長崎でなぜ路面電車が100円で採算が合うか。それはただ乗る人が多いからだ。長崎の路面電車は市の形に沿って南北に長く走る。45万人の町で毎日6万に近い人が利用するのだから利用頻度はすこぶる高い。みんなが乗るから料金値上げの必要がない。安いからみんなが乗る。そんな好循環が続いている。
交通体系ががたがたになるので自重してほしい
きょうは100円バスのことを考えたい。3年前、京都のMKタクシーのオーナーの青木定雄さんから100円バス構想の話を聞いたことがある。「公共交通機関が高すぎるから乗らない。乗らないから採算が悪化する」ということだった。長崎の逆である。
その青木さんが1999年9月に、現行220円の市内路線に100円でのバス運行を申請すると関係者の間で大きな波紋が起きた。大阪運輸局は「京都の交通体系ががたがたになるので自重してほしい」と要請。青木さんは「京都市バスが大幅な値下げをすれば取り下げてもいい」と反論した。
その京都市が4月から中心部の循環バスを100円での運行に切り替えた。四条河原町周辺の週末の混雑を緩和するのが目的で、あくまで来年3月までの週末だけの試験運行である。利用客があまりに少ないので京都市交通局は10月からは沿線の商店街で買い物をした客への無料乗車券の配布を開始した。
この循環バスは河原町通り-御池通り-堀川通り-四条通りを結ぶ四角形を運行し、週末のマイカーの流入を抑制するのが狙いとされているが、商店街は河原町と四条に面した部分だけ、ウインドーショッピングをする距離だけにわざわざバスに乗る人がいるはずもない。おかげで青木さんは100円バスの申請を取り下げざるを得なくなり、Mkタクシーの京都市での新しい試みはいまのところとん挫した状況だ。
「安ければ乗る」という消費者心理を実証した西鉄バス
ところが福岡の西日本鉄道が始めた100円バスはどうも軌道に乗りそうな勢いなのである。1999年7月に試験的に福岡市の中心部でスタートしたが、ことし4月には本格運行に移行し、100円区間は福岡市周辺や北九州市など数十路線に大幅拡大した。

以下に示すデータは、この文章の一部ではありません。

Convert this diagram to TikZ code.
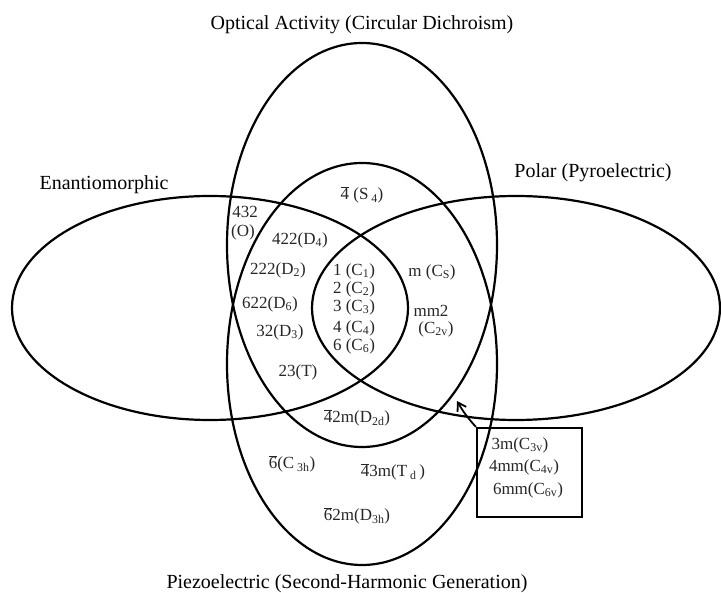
\documentclass[tikz,border=0pt]{standalone}
\usepackage{fontspec}
\setmainfont{Liberation Serif}
\usetikzlibrary{arrows.meta}
\newcommand\obar[1]{\ensuremath{\overline{\mbox{#1}}}}
\begin{document}
\begin{tikzpicture}[x=1pt,y=-1pt,
  venn/.style={line width=2.2pt},
  title/.style={font=\fontsize{20}{24}\selectfont, inner sep=0pt},
  grp/.style={font=\fontsize{17}{20}\selectfont, inner sep=0pt, text=black!85},
  boxed/.style={draw, line width=2.2pt, minimum width=105pt, minimum height=89pt, inner sep=0pt},
  pointer/.style={line width=1.8pt, -{Straight Barb[length=8pt,width=10pt]}}]
\useasboundingbox (0,0) rectangle (721,593);
% the four sets
\draw[venn] (210,308) ellipse [x radius=198pt, y radius=112pt];
\draw[venn] (516,308) ellipse [x radius=204pt, y radius=112pt];
\draw[venn] (362,245) ellipse [x radius=135pt, y radius=202pt];
\draw[venn] (362,364) ellipse [x radius=135pt, y radius=201pt];
% titles
\node[title] (topt) at (362,25) {Optical Activity (Circular Dichroism)};
\node[title] (tenan) at (104,185) {Enantiomorphic};
\node[title] (tpol) at (593,173) {Polar (Pyroelectric)};
\node[title] (tpiez) at (347,584) {Piezoelectric (Second-Harmonic Generation)};
% point groups
\node[grp] (s4) at (362,195) {\obar{4} (S\,\textsubscript{4})};
\node[grp] (o1) at (245,212) {432};
\node[grp] (o2) at (243,232) {(O)};
\node[grp] (d4) at (300,240) {422(D\textsubscript{4})};
\node[grp] (d2) at (278,270) {222(D\textsubscript{2})};
\node[grp] (d6) at (270,304) {622(D\textsubscript{6})};
\node[grp] (d3) at (280,332) {32(D\textsubscript{3})};
\node[grp] (t) at (298,372) {23(T)};
\node[grp] (c1) at (354,271) {1 (C\textsubscript{1})};
\node[grp] (c2) at (354,289) {2 (C\textsubscript{2})};
\node[grp] (c3) at (354,307) {3 (C\textsubscript{3})};
\node[grp] (c4) at (354,328) {4 (C\textsubscript{4})};
\node[grp] (c6) at (354,346) {6 (C\textsubscript{6})};
\node[grp] (cs) at (432,272) {m (C\textsubscript{S})};
\node[grp] (mm2) at (431,311) {mm2};
\node[grp] (c2v) at (436,329) {(C\textsubscript{2v})};
\node[grp] (d2d) at (357,418) {\obar{4}2m(D\textsubscript{2d})};
\node[grp] (c3h) at (292,464) {\obar{6}(C\,\textsubscript{3h})};
\node[grp] (td) at (393,472) {\obar{4}3m(T\,\textsubscript{d}\,)};
\node[grp] (d3h) at (357,516) {\obar{6}2m(D\textsubscript{3h})};
% box
\node[boxed] (box) at (529.5,472.5) {};
\node[grp] (c3v) at (520,445) {3m(C\textsubscript{3v})};
\node[grp] (c4v) at (524,467) {4mm(C\textsubscript{4v})};
\node[grp] (c6v) at (528,490) {6mm(C\textsubscript{6v})};
\coordinate (tip) at (457,401);
\draw[pointer] (box.north west) to[bend left=6] (tip);
\end{tikzpicture}
\end{document}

当初「現行の180円の運賃を100円に値下げするには乗客が1.8倍に増えなければ採算が合わない」としていたところ、半年後に利用者はちゃんと1.78倍にまで拡大した。「安ければ乗る」という消費者の心理をものの見事に実証してみせ、いま西鉄は100円バスの成功に自信をみせつつある。

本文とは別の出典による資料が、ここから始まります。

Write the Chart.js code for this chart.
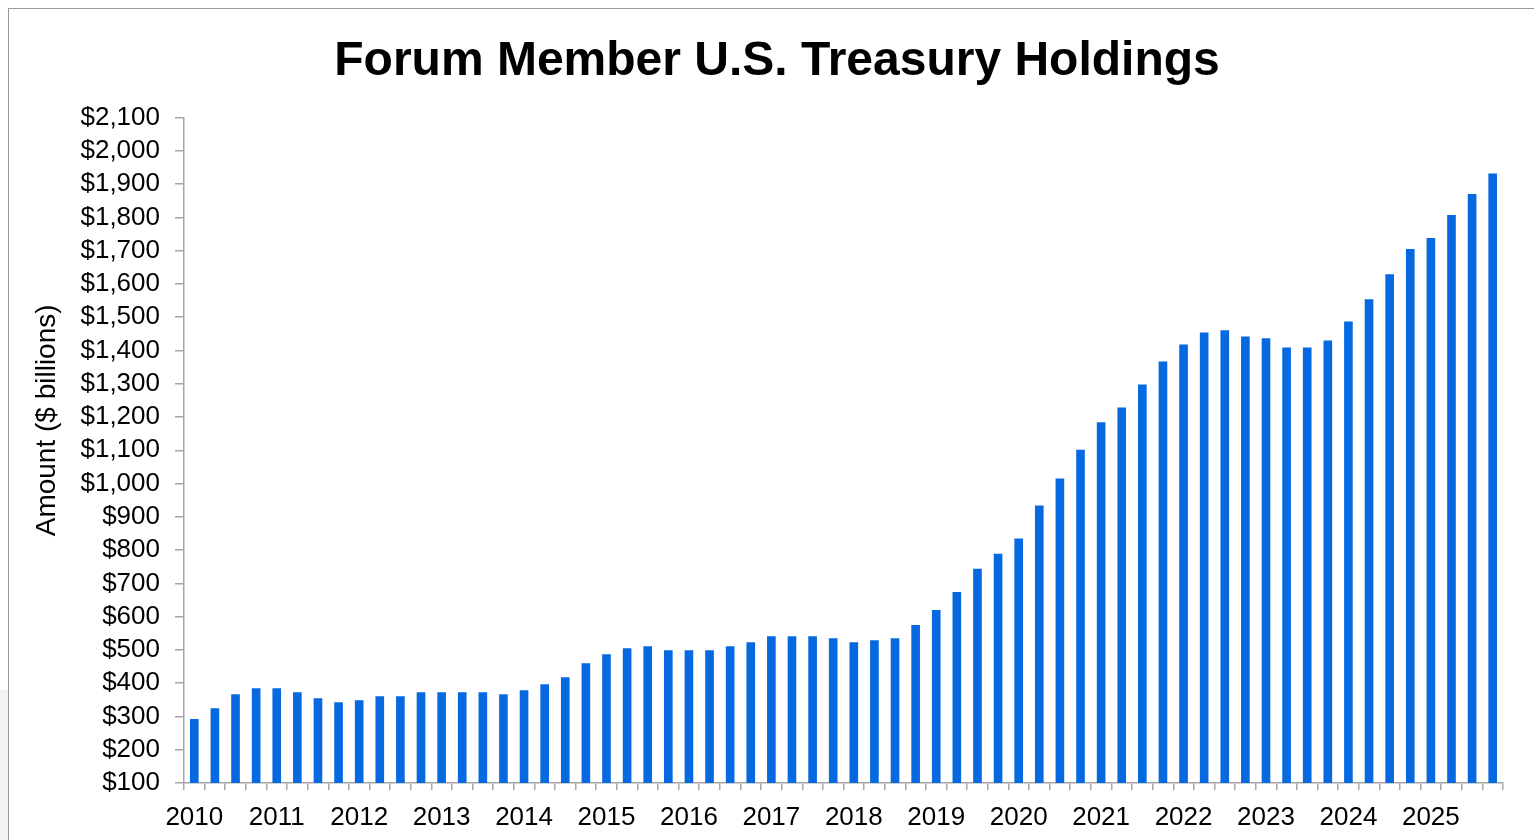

100円バスの試みは東京武蔵野市が1995年11月から始めたものだ。民間委託による「ムーバス」と呼び、当初は「お年寄りに町に出てもらう」ためのコミュニティーバスを目指した。バスは28人の乗りの中型車両で200メートルごとに停留場を設けた。
たが、誰でも乗れるということで、市民の足となり、結果的に昨年度黒字化に成功してしまった。バス会社を定年退職した元運転手を中心に運行しているのが黒字経営の秘訣だそうで、安価で市民の足を確保することはやり方次第で可能であることを全国に知らしめた。
ハワイのバスは全島均一で1ドル
だがこんなことに驚いてはいけない。シカゴ在住の藪さんから昨年もらったメールではハワイでは全島1ドル均一だというのだ。ハワイのバスの料金は一律大人1ドル、子供50セントで、島の端から端まで乗っても均一。オアフ島の北海岸と南側を結ぶ路線は一周4時間で、利用客が多く、便数も多く常に満席だそうだ。
シカゴでは市バス、地下鉄、エル(高架鉄道)は共通の乗車券(プリペイドカード)で、一律料金の1.5ドル。オヘア空港からダウンタウンまで地下鉄で45分の距離でも、1.5ドルということだ。サンフランシスコでは一定の時間内ならば、一枚の乗車券で何回でも乗車できるという便利なシステムもある。
100円というワンコイン方式のバスはすでに日本全国50近い地域のバス会社が何らかの形で導入しているが、まだまだ経営的に認知されたとは言えない。当初は行政の財政的補助が必要かもしれないが、補助金頼りでは長続きしない。定年退職者の採用だけでなく、MKグループの構想にある路線タクシーなど自由な発想で既存業界以外からの自由な参入を認めることが100円公共交通機関の成功のかぎを握ることになるはずだ。